In 2015, Momina ventured into film direction and co-directed Bin Roye. Later that year, she founded film production house, Hum Films. She is married to Duraid Qureshi and is a daughter-in-law of Hum Network president and founder, Sultana Siddiqui. In 2015, she was named among the Pond's list of Miracle Journey: The 100 Most Inspirational Women.

==Career==
Before joining the media industry, Momina was working as a marketing executive at a bank, she said, "Media was the last thing I thought I would do. My mother-in-law, Sultana Siddiqui, has been definitely associated with the industry as she worked for PTV but at the beginning, I was only looking after finances. I didn't know that I would be stepping into the creative side of things." She produced Samira Fazal's Mere Paas Paas as her first independent drama series, that earned her critical acclaim. In 2010 she produced partition based drama series Dastaan based on the novel Bano by Razia Butt, the series starred then newcomer Fawad Khan with Sanam Baloch playing the title character of Bano. Dastaan received extravagant reception from critics and became one of the most acclaimed series of all time. At 1st Hum Awards ceremony serial was awarded Hum Honorary Most Challenging Subject Award, and received five nominations at 10th Lux Style Awards, winning Best Director for Haissam Hussain Momina then produced number of series and founded her own production company Momina Duraid Productions and became the senior producer of Hum TV.
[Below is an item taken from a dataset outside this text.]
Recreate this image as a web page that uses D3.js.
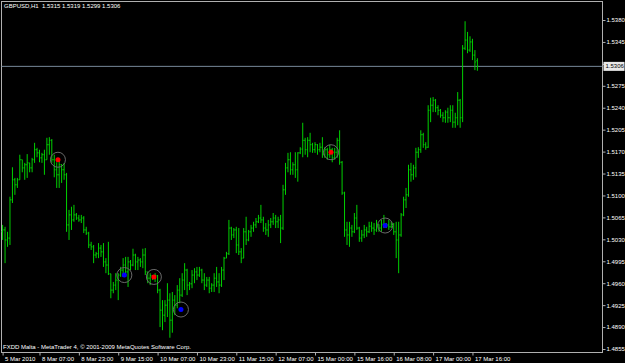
<!DOCTYPE html>
<html>
  <head>
    <meta charset="utf-8">
    <title>GBPUSD,H1</title>
    <script src="https://d3js.org/d3.v7.min.js"></script>
    <style>
      body { margin: 0; background: #000; }
      svg { display: block; }
      text { font-family: "Liberation Sans", Arial, sans-serif; font-size: 6px; fill: #fff; white-space: pre; }
    </style>
  </head>
  <body>
    <div id="graph"></div>
  </body>

  <script>
    const symbol = "GBPUSD,H1";
    const footer = "FXDD Malta - MetaTrader 4, \u00a9 2001-2009 MetaQuotes Software Corp.";

    // H1 bars, 5 Mar 2010 16:00 .. 17 Mar 2010 18:00 : [open, high, low, close]
    const bars = [
      [1.5042,1.5053,1.5029,1.5045],[1.5045,1.5050,1.4992,1.5029],[1.5029,1.5042,1.5018,1.5032],[1.5032,1.5098,1.5021,1.5093],
      [1.5093,1.5145,1.5088,1.5125],[1.5125,1.5128,1.5101,1.5117],[1.5117,1.5128,1.5112,1.5125],[1.5125,1.5165,1.5125,1.5157],
      [1.5157,1.5157,1.5137,1.5144],[1.5144,1.5152,1.5125,1.5149],[1.5149,1.5166,1.5128,1.5152],[1.5152,1.5152,1.5137,1.5144],
      [1.5144,1.5160,1.5137,1.5157],[1.5157,1.5184,1.5152,1.5173],[1.5173,1.5176,1.5161,1.5168],[1.5168,1.5173,1.5153,1.5160],
      [1.5160,1.5168,1.5152,1.5165],[1.5165,1.5173,1.5133,1.5157],[1.5157,1.5192,1.5157,1.5181],[1.5181,1.5193,1.5165,1.5188],
      [1.5188,1.5190,1.5152,1.5157],[1.5157,1.5165,1.5129,1.5141],[1.5141,1.5153,1.5112,1.5133],[1.5133,1.5157,1.5112,1.5149],
      [1.5149,1.5150,1.5120,1.5141],[1.5141,1.5152,1.5125,1.5133],[1.5133,1.5136,1.5042,1.5053],[1.5053,1.5077,1.5029,1.5069],
      [1.5069,1.5082,1.5045,1.5061],[1.5061,1.5085,1.5058,1.5069],[1.5069,1.5072,1.5061,1.5064],[1.5064,1.5069,1.5058,1.5061],
      [1.5061,1.5069,1.5056,1.5064],[1.5064,1.5067,1.5040,1.5045],[1.5045,1.5050,1.5037,1.5040],[1.5040,1.5042,1.5016,1.5021],
      [1.5021,1.5026,1.5013,1.5018],[1.5018,1.5021,1.4992,1.5005],[1.5005,1.5010,1.5000,1.5007],[1.5007,1.5024,1.5000,1.5016],
      [1.5016,1.5021,1.5002,1.5010],[1.5010,1.5024,1.4986,1.4994],[1.4994,1.5000,1.4976,1.4989],[1.4989,1.5026,1.4973,1.4975],
      [1.4975,1.4975,1.4936,1.4949],[1.4949,1.4962,1.4944,1.4957],[1.4957,1.4976,1.4949,1.4965],[1.4965,1.4976,1.4933,1.4973],
      [1.4973,1.4986,1.4970,1.4981],[1.4981,1.5000,1.4970,1.4989],[1.4989,1.5002,1.4970,1.4978],[1.4978,1.5002,1.4954,1.4994],
      [1.4994,1.4997,1.4981,1.4989],[1.4989,1.5015,1.4987,1.5005],[1.5005,1.5007,1.4981,1.4994],[1.4994,1.5002,1.4981,1.4997],
      [1.4997,1.5000,1.4986,1.4994],[1.4994,1.5015,1.4984,1.5005],[1.5005,1.5016,1.4973,1.4978],[1.4978,1.4978,1.4960,1.4968],
      [1.4968,1.4976,1.4957,1.4972],[1.4972,1.4973,1.4965,1.4968],[1.4968,1.4976,1.4962,1.4972],[1.4972,1.4973,1.4944,1.4949],
      [1.4949,1.4951,1.4890,1.4917],[1.4917,1.4933,1.4885,1.4909],[1.4909,1.4933,1.4898,1.4925],[1.4925,1.4960,1.4906,1.4933],
      [1.4933,1.4944,1.4873,1.4901],[1.4901,1.4946,1.4881,1.4933],[1.4933,1.4941,1.4909,1.4925],[1.4925,1.4957,1.4920,1.4949],
      [1.4949,1.4968,1.4928,1.4941],[1.4941,1.4976,1.4938,1.4965],[1.4965,1.4992,1.4949,1.4981],[1.4981,1.4983,1.4941,1.4957],
      [1.4957,1.4962,1.4949,1.4959],[1.4959,1.4981,1.4952,1.4973],[1.4973,1.4984,1.4960,1.4978],[1.4978,1.4986,1.4965,1.4973],
      [1.4973,1.4986,1.4970,1.4981],[1.4981,1.4983,1.4960,1.4965],[1.4965,1.4976,1.4949,1.4957],[1.4957,1.4970,1.4954,1.4965],
      [1.4965,1.4970,1.4944,1.4952],[1.4952,1.4960,1.4946,1.4957],[1.4957,1.4976,1.4946,1.4968],[1.4968,1.4986,1.4954,1.4962],
      [1.4962,1.4976,1.4944,1.4957],[1.4957,1.4986,1.4954,1.4981],[1.4981,1.5002,1.4965,1.5000],[1.5000,1.5010,1.5000,1.5007],
      [1.5007,1.5061,1.5005,1.5048],[1.5048,1.5050,1.5029,1.5037],[1.5037,1.5048,1.5032,1.5045],[1.5045,1.5050,1.5008,1.5021],
      [1.5021,1.5048,1.5005,1.5010],[1.5010,1.5016,1.4992,1.5000],[1.5000,1.5048,1.5000,1.5042],[1.5042,1.5066,1.5021,1.5029],
      [1.5029,1.5045,1.5027,1.5042],[1.5042,1.5053,1.5034,1.5048],[1.5048,1.5058,1.5042,1.5053],[1.5053,1.5064,1.5048,1.5058],
      [1.5058,1.5069,1.5056,1.5064],[1.5064,1.5085,1.5056,1.5061],[1.5061,1.5066,1.5042,1.5048],[1.5048,1.5056,1.5037,1.5045],
      [1.5045,1.5061,1.5034,1.5053],[1.5053,1.5064,1.5048,1.5058],[1.5058,1.5072,1.5053,1.5064],[1.5064,1.5069,1.5048,1.5058],
      [1.5058,1.5066,1.5048,1.5061],[1.5061,1.5069,1.5024,1.5048],[1.5048,1.5117,1.5045,1.5109],[1.5109,1.5152,1.5101,1.5144],
      [1.5144,1.5168,1.5137,1.5157],[1.5157,1.5169,1.5133,1.5141],[1.5141,1.5153,1.5133,1.5149],[1.5149,1.5169,1.5128,1.5141],
      [1.5141,1.5169,1.5122,1.5168],[1.5168,1.5177,1.5166,1.5174],[1.5174,1.5216,1.5161,1.5188],[1.5188,1.5192,1.5165,1.5173],
      [1.5173,1.5193,1.5161,1.5188],[1.5188,1.5200,1.5169,1.5181],[1.5181,1.5184,1.5168,1.5173],[1.5173,1.5185,1.5168,1.5181],
      [1.5181,1.5182,1.5165,1.5173],[1.5173,1.5184,1.5169,1.5177],[1.5177,1.5193,1.5160,1.5165],[1.5165,1.5177,1.5160,1.5173],
      [1.5173,1.5176,1.5157,1.5165],[1.5165,1.5181,1.5160,1.5173],[1.5173,1.5176,1.5153,1.5160],[1.5160,1.5176,1.5157,1.5169],
      [1.5169,1.5192,1.5160,1.5188],[1.5188,1.5204,1.5149,1.5153],[1.5153,1.5155,1.5101,1.5104],[1.5104,1.5106,1.5034,1.5045],
      [1.5045,1.5058,1.5021,1.5037],[1.5037,1.5058,1.5018,1.5048],[1.5048,1.5053,1.5034,1.5042],[1.5042,1.5072,1.5040,1.5064],
      [1.5064,1.5085,1.5045,1.5048],[1.5048,1.5050,1.5026,1.5032],[1.5032,1.5045,1.5026,1.5037],[1.5037,1.5053,1.5032,1.5045],
      [1.5045,1.5050,1.5034,1.5042],[1.5042,1.5058,1.5040,1.5051],[1.5051,1.5058,1.5042,1.5048],[1.5048,1.5056,1.5037,1.5045],
      [1.5045,1.5061,1.5042,1.5053],[1.5053,1.5054,1.5042,1.5048],[1.5048,1.5061,1.5042,1.5054],[1.5054,1.5069,1.5048,1.5051],
      [1.5051,1.5056,1.5048,1.5053],[1.5053,1.5061,1.5045,1.5050],[1.5050,1.5058,1.5048,1.5054],[1.5054,1.5056,1.5037,1.5042],
      [1.5042,1.5058,1.5000,1.5029],[1.5029,1.5058,1.4976,1.5037],[1.5037,1.5072,1.5034,1.5069],[1.5069,1.5098,1.5067,1.5093],
      [1.5093,1.5112,1.5080,1.5101],[1.5101,1.5149,1.5098,1.5141],[1.5141,1.5152,1.5122,1.5133],[1.5133,1.5149,1.5125,1.5144],
      [1.5144,1.5176,1.5129,1.5169],[1.5169,1.5177,1.5160,1.5173],[1.5173,1.5204,1.5168,1.5197],[1.5197,1.5200,1.5176,1.5181],
      [1.5181,1.5185,1.5173,1.5177],[1.5177,1.5244,1.5176,1.5236],[1.5236,1.5256,1.5217,1.5244],[1.5244,1.5257,1.5233,1.5252],
      [1.5252,1.5254,1.5233,1.5240],[1.5240,1.5244,1.5228,1.5236],[1.5236,1.5238,1.5224,1.5228],[1.5228,1.5233,1.5217,1.5224],
      [1.5224,1.5236,1.5216,1.5233],[1.5233,1.5240,1.5216,1.5224],[1.5224,1.5244,1.5217,1.5236],[1.5236,1.5244,1.5208,1.5217],
      [1.5217,1.5232,1.5208,1.5224],[1.5224,1.5265,1.5212,1.5252],[1.5252,1.5254,1.5208,1.5224],[1.5224,1.5340,1.5217,1.5335],
      [1.5335,1.5378,1.5332,1.5348],[1.5348,1.5361,1.5327,1.5332],[1.5332,1.5354,1.5329,1.5345],[1.5345,1.5350,1.5316,1.5324],
      [1.5324,1.5332,1.5300,1.5313],[1.5315,1.5319,1.5299,1.5306]
    ];

    // time scale labels (bar index -> text)
    const time_ticks = [0, 15, 31, 47, 63, 79, 95, 111, 127, 143, 159, 175, 191];
    const time_labels = ["5 Mar 2010", "8 Mar 07:00", "8 Mar 23:00", "9 Mar 15:00", "10 Mar 07:00", "10 Mar 23:00",
      "11 Mar 15:00", "12 Mar 07:00", "15 Mar 00:00", "15 Mar 16:00", "16 Mar 08:00", "17 Mar 00:00", "17 Mar 16:00"];

    const price_ticks = [1.5380, 1.5345, 1.5310, 1.5275, 1.5240, 1.5205, 1.5170, 1.5135,
      1.5100, 1.5065, 1.5030, 1.4995, 1.4960, 1.4925, 1.4890, 1.4855];
    const bid = 1.5306;

    // marked turning points (bar index, price, colour)
    const mark_bars = [22.5, 49.5, 61.5, 72.5, 133.5, 155.5];
    const mark_prices = [1.5157, 1.4973, 1.4970, 1.4918, 1.5169, 1.5052];
    const mark_colors = ["#ff0000", "#0000ff", "#ff0000", "#0000ff", "#ff0000", "#0000ff"];

    const width = 625;
    const height = 363;
    const frame = {left: 1.5, top: 1.5, right: 602.5, bottom: 352.5};
    const bar_step = 2.46;
    const bar_color = "#00d000";

    let svg = d3.select("#graph").append("svg")
      .attr("width", width)
      .attr("height", height)
      .style("background", "#000");

    let x = d3.scaleLinear()
      .domain([0, bars.length - 1])
      .range([2.6, 2.6 + bar_step * (bars.length - 1)]);
    let y = d3.scaleLinear()
      .domain([1.4855, 1.5380])
      .range([349, 20]);

    // chart frame
    svg.append("rect")
      .attr("x", frame.left)
      .attr("y", frame.top)
      .attr("width", frame.right - frame.left)
      .attr("height", frame.bottom - frame.top)
      .attr("fill", "none")
      .attr("stroke", "#b0b0b0");

    // price scale on the right; the label under the bid box is left out
    let y_axis = d3.axisRight(y)
      .tickValues(price_ticks)
      .tickSize(3)
      .tickPadding(1)
      .tickFormat(d => Math.abs(d - bid) < 0.0008 ? "" : d3.format(".4f")(d));
    let gy = svg.append("g")
      .attr("transform", `translate(${frame.right},0)`)
      .call(y_axis);
    gy.select(".domain").remove();
    gy.selectAll("line").attr("stroke", "#b0b0b0");
    gy.selectAll("text").attr("fill", "#fff").style("font-size", "6px");

    // time scale at the bottom
    let x_axis = d3.axisBottom(x)
      .tickValues(time_ticks)
      .tickSize(3)
      .tickFormat((d, i) => time_labels[i]);
    let gx = svg.append("g")
      .attr("transform", `translate(0,${frame.bottom})`)
      .call(x_axis);
    gx.select(".domain").remove();
    gx.selectAll("line").attr("stroke", "#b0b0b0");
    gx.selectAll("text")
      .attr("fill", "#fff")
      .attr("text-anchor", "start")
      .attr("x", 2)
      .attr("y", 4)
      .style("font-size", "6px");

    // bid line
    svg.append("line")
      .attr("x1", frame.left)
      .attr("x2", frame.right)
      .attr("y1", y(bid))
      .attr("y2", y(bid))
      .attr("stroke", "#778899");
    svg.append("rect")
      .attr("x", frame.right + 1)
      .attr("y", y(bid) - 4.5)
      .attr("width", 21)
      .attr("height", 9)
      .attr("fill", "#e8e8e8");
    svg.append("text")
      .attr("x", frame.right + 3)
      .attr("y", y(bid))
      .attr("dy", "0.32em")
      .style("fill", "#000")
      .text(d3.format(".4f")(bid));

    // OHLC bars
    let g = svg.append("g")
      .attr("stroke", bar_color)
      .attr("stroke-width", 1);
    g.selectAll(".hl")
      .data(bars)
      .join("line")
      .attr("class", "hl")
      .attr("x1", (d, i) => x(i))
      .attr("x2", (d, i) => x(i))
      .attr("y1", d => y(d[1]))
      .attr("y2", d => y(d[2]));
    g.selectAll(".op")
      .data(bars)
      .join("line")
      .attr("class", "op")
      .attr("x1", (d, i) => x(i) - 1)
      .attr("x2", (d, i) => x(i))
      .attr("y1", d => y(d[0]))
      .attr("y2", d => y(d[0]));
    g.selectAll(".cl")
      .data(bars)
      .join("line")
      .attr("class", "cl")
      .attr("x1", (d, i) => x(i))
      .attr("x2", (d, i) => x(i) + 1)
      .attr("y1", d => y(d[3]))
      .attr("y2", d => y(d[3]));

    // markers
    let marks = svg.append("g").selectAll("g")
      .data(mark_bars)
      .join("g")
      .attr("transform", (d, i) => `translate(${x(d)},${y(mark_prices[i])})`);
    marks.append("circle")
      .attr("r", 7.5)
      .attr("fill", "none")
      .attr("stroke", "#6a6a6a");
    marks.append("circle")
      .attr("r", 2.5)
      .attr("fill", (d, i) => mark_colors[i]);

    // header and footer
    const last = bars[bars.length - 1];
    svg.append("text")
      .attr("x", 4)
      .attr("y", 8)
      .text(symbol + "  " + last.map(d3.format(".4f")).join(" "));
    svg.append("text")
      .attr("x", 3)
      .attr("y", 349)
      .text(footer);
  </script>
</html>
In 2011, Momina convinced Farhat Ishtiaq to dramatize her novel Humsafar into a television series, which was previously rejected by two production houses. After its release Humsafar gained instant popularity and received an overwhelming response from critics and people all over the world. Critics regarded Humsafar as revival of drama industry. Sabahat Zakariya of Dawn News wrote, "If Haseena Moin was the benchmark of mass popularity back then, then Humsafar is an indicator of our endemic regressiveness." The series has a cult following with huge fan following especially in India, Europe and North America. The series lead actors Mahira Khan and Fawad Khan went on to become most popular actors in Pakistani film and television industry. Hum TV honored the craft and crew of serial giving them a special Hum Honorary Phenomenal Serial Award.

In 2015, Momina co-directed her first film Bin Roye under her production house Hum Films, that earned her rave reviews, and became the third highest-grossing Pakistani film of all time. After the release of Bin Roye, Hum Films has distributed and produced over fifteen films both domestically and internationally.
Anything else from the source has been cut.